The structured finance and international insurance segment had an adjusted pre-tax loss of $300 million for the fourth quarter of 2011 compared with an adjusted pre-tax loss of $487 million for the fourth quarter of 2010. Premiums earned, net investment income, fees and reimbursements, and premiums and fees on insured derivatives totaled $128 million in the fourth quarter of 2011. All other line items in the aggregate, except losses and credit impairments (a non-GAAP measure defined in the attached Explanation of Non-GAAP Financial Measures), had a net $119 million negative impact on the adjusted pre-tax loss. Losses, credit impairments and loss-related expenses on insured exposures totaled $309 million in the fourth quarter of 2011, compared with $556 million in the fourth quarter of 2010.

The following is a summary of MBIA Corp.’s insured portfolio economic loss activity in the fourth quarter. Economic losses for a reporting period represent the change in the Company’s estimate of the present value of expected net future claims payments without regard to the manner in which they are presented in the Company’s financial statements.

 
4Q 2011 Economic Loss (Benefit)
Activity
      Second-Lien                        
($ in millions)       RMBS       ABS CDOs       CMBS       Other*       Total
Change in Expected Payments $90 ($137 ) $782 $10 $745
Change in Expected Salvage       (444 )       16         0       (8 )       (436 )
Total Economic Losses (Benefit)       ($354 )       ($121 )       $782       $2         $309  

*includes first-lien RMBS

 

In the fourth quarter, the Company increased its expectations of future payments on second-lien RMBS exposures by $90 million, reflecting delinquencies in excess of expectations within these transactions. However, the increase in expected future claims payments was more than offset by additional expected recoveries of $444 million primarily from contractual claims related to ineligible mortgage loans improperly included in the insured securitizations.
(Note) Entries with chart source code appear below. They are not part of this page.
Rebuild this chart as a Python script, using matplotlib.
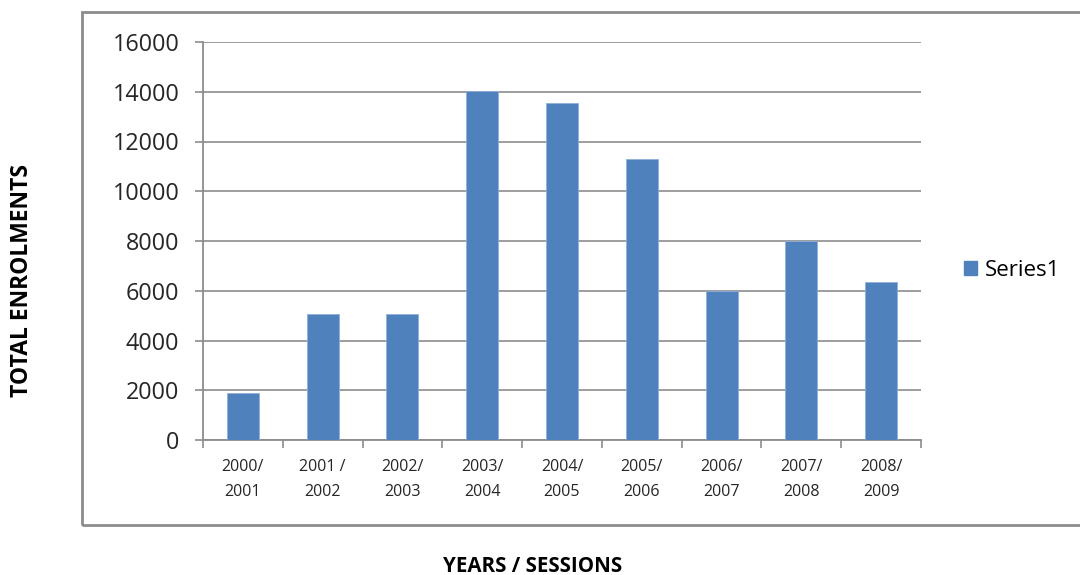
import matplotlib
matplotlib.use("Agg")
import matplotlib.pyplot as plt
from matplotlib.patches import Rectangle, Patch
import numpy as np

categories = ["2000/\n2001", "2001 /\n2002", "2002/\n2003", "2003/\n2004", "2004/\n2005",
              "2005/\n2006", "2006/\n2007", "2007/\n2008", "2008/\n2009"]
values = [1900, 5050, 5050, 14050, 13550, 11300, 6000, 8000, 6350]
yticks = [0, 2000, 4000, 6000, 8000, 10000, 12000, 14000, 16000]
series_name = "Series1"

W, H = 1080, 575
fig = plt.figure(figsize=(W / 100, H / 100), dpi=100)
fig.patch.set_facecolor("white")

# outer chart frame
fig.add_artist(Rectangle((82 / W, 1 - 525 / H), (1100 - 82) / W, (525 - 12) / H,
                         transform=fig.transFigure, fill=False,
                         edgecolor="#8c8c8c", linewidth=2.0, clip_on=False))

ax = fig.add_axes([203 / W, 1 - 440 / H, (921 - 203) / W, (440 - 42) / H])
x = np.arange(len(categories))
bars = ax.bar(x, values, width=0.40, color="#4F81BD", edgecolor="#8fb0dc",
              linewidth=0.6, zorder=3, label=series_name)

ax.set_xlim(-0.5, len(categories) - 0.5)
ax.set_ylim(0, 16000)
ax.set_yticks(yticks)
ax.set_yticklabels([str(v) for v in yticks], fontfamily="Open Sans", fontsize=16.8,
                   color="#262626")
ax.grid(axis="y", color="#8c8c8c", linewidth=1.2, zorder=0)
ax.tick_params(axis="y", length=6, width=1.2, color="#8c8c8c", pad=11)

# category boundary ticks and centered labels
ax.set_xticks(np.arange(-0.5, len(categories), 1.0))
ax.set_xticklabels([])
ax.tick_params(axis="x", which="major", length=6, width=1.2, color="#8c8c8c")
ax.set_xticks(x, minor=True)
ax.set_xticklabels(categories, minor=True, fontfamily="Open Sans", fontsize=11.5,
                   color="#262626", linespacing=1.7)
ax.tick_params(axis="x", which="minor", length=0, pad=14)

for s in ["top", "right"]:
    ax.spines[s].set_visible(False)
for s in ["left", "bottom"]:
    ax.spines[s].set_color("#8c8c8c")
    ax.spines[s].set_linewidth(1.3)

fig.text(22 / W, 1 - 280 / H, "TOTAL ENROLMENTS", rotation=90, ha="center", va="center",
         fontfamily="Open Sans", fontweight="bold", fontsize=16.5, color="black")
fig.text(533 / W, 1 - 566 / H, "YEARS / SESSIONS", ha="center", va="center",
         fontfamily="Open Sans", fontweight="bold", fontsize=14.8, color="black")

handle = Patch(facecolor="#4F81BD", edgecolor="#4F81BD")
fig.legend([handle], [series_name], loc="center left",
           bbox_to_anchor=(955 / W, 1 - 270 / H), frameon=False,
           prop={"family": "Open Sans", "size": 16}, handlelength=0.6,
           handleheight=0.6, handletextpad=0.35, borderaxespad=0)

fig.savefig("out.png", dpi=100, facecolor="white")
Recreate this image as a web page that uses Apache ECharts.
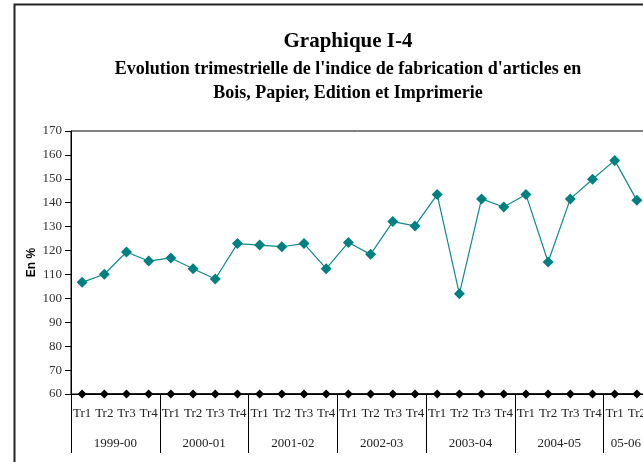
<!DOCTYPE html>
<html>
<head>
<meta charset="utf-8">
<script src="https://cdn.jsdelivr.net/npm/echarts@6/dist/echarts.min.js"></script>
<style>
html,body{margin:0;padding:0;background:#fff;}
#chart{width:643px;height:462px;}
</style>
</head>
<body>
<div id="chart"></div>
<script>
var quarters = ['Tr1','Tr2','Tr3','Tr4','Tr1','Tr2','Tr3','Tr4','Tr1','Tr2','Tr3','Tr4','Tr1','Tr2','Tr3','Tr4','Tr1','Tr2','Tr3','Tr4','Tr1','Tr2','Tr3','Tr4','Tr1','Tr2'];
var indexValues = [106.7,110.1,119.4,115.6,116.9,112.4,108.1,122.9,122.3,121.6,122.9,112.4,123.4,118.4,132.1,130.3,143.4,101.9,141.6,138.2,143.4,115.2,141.6,149.8,157.7,141.0];
var baselineValues = [60,60,60,60,60,60,60,60,60,60,60,60,60,60,60,60,60,60,60,60,60,60,60,60,60,60];
var groups = ['1999-00','2000-01','2001-02','2002-03','2003-04','2004-05','05-06'];
var groupSizes = [4,4,4,4,4,4,2];

var yMin = 60, yMax = 170, yStep = 10;

// group centres in quarter units
var groupCenters = {}, acc = 0;
groupSizes.forEach(function (s, i) { groupCenters[acc + s / 2] = groups[i]; acc += s; });
var totalQ = acc;

var serif = '"Liberation Serif", "Times New Roman", serif';
var chart = echarts.init(document.getElementById('chart'), null, {renderer: 'canvas'});
chart.setOption({
  animation: false,
  backgroundColor: '#fff',
  title: [{
    text: 'Graphique I-4',
    left: 343, textAlign: 'center', top: 26,
    textStyle: {fontFamily: serif, fontWeight: 'bold', fontSize: 21, color: '#000'}
  }, {
    text: "Evolution trimestrielle de l'indice de fabrication d'articles en\nBois, Papier, Edition et Imprimerie",
    left: 343, textAlign: 'center', top: 52,
    textStyle: {fontFamily: serif, fontWeight: 'bold', fontSize: 18, color: '#000', lineHeight: 24}
  }],
  graphic: [{
    type: 'rect', left: 12, top: 2, silent: true,
    shape: {width: 700, height: 520},
    style: {fill: 'none', stroke: '#222', lineWidth: 2}
  }],
  grid: {left: 71, top: 131, width: 577, bottom: 68, outerBoundsMode: 'none', containLabel: false,
         show: true, borderColor: '#000', borderWidth: 1, backgroundColor: 'transparent'},
  xAxis: [{
    type: 'category', data: quarters, boundaryGap: true, position: 'bottom',
    axisLine: {lineStyle: {color: '#000', width: 1}},
    axisTick: {show: false},
    axisLabel: {interval: 0, margin: 13, fontFamily: serif, fontSize: 13, color: '#222'}
  }, {
    type: 'value', min: 0, max: totalQ, interval: 4, position: 'bottom',
    axisLine: {show: false},
    axisTick: {show: true, length: 59, lineStyle: {color: '#000', width: 1}},
    axisLabel: {show: false},
    splitLine: {show: false}
  }, {
    type: 'value', min: 0, max: totalQ, interval: 1, position: 'bottom',
    axisLine: {show: false}, axisTick: {show: false}, splitLine: {show: false},
    axisLabel: {
      margin: 43, fontFamily: serif, fontSize: 13, color: '#222', showMinLabel: true, showMaxLabel: true,
      formatter: function (v) { return groupCenters[v] || ''; }
    }
  }],
  yAxis: {
    type: 'value', min: yMin, max: yMax, interval: yStep,
    name: 'En %', nameLocation: 'middle', nameGap: 33, nameRotate: 90, nameMoveOverlap: false,
    nameTextStyle: {fontFamily: '"Liberation Sans", Arial, sans-serif', fontWeight: 'bold', fontSize: 12, color: '#000'},
    axisLine: {show: true, lineStyle: {color: '#000', width: 1}},
    axisTick: {show: true, length: 6, lineStyle: {color: '#000'}},
    axisLabel: {fontFamily: serif, fontSize: 13, color: '#333', margin: 9},
    splitLine: {show: false}
  },
  series: [{
    type: 'line', data: baselineValues, xAxisIndex: 0,
    symbol: 'diamond', symbolSize: 9, showAllSymbol: true,
    itemStyle: {color: '#000'}, lineStyle: {color: '#000', width: 1.5},
    clip: false, z: 3
  }, {
    type: 'line', data: indexValues, xAxisIndex: 0,
    symbol: 'diamond', symbolSize: 11, showAllSymbol: true,
    itemStyle: {color: '#008080'}, lineStyle: {color: '#108a8a', width: 1.2},
    clip: false, z: 4
  }]
});
</script>
</body>
</html>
The Company’s estimates for expected recoveries related to “put-backs” of ineligible mortgage loans totaled $3.1 billion as of December 31, 2011. However, based on its assessment of the strength of its contract claims, the Company continues to believe it is entitled to collect the full amount of its cumulative incurred losses on these transactions, which totaled $4.6 billion as of December 31, 2011.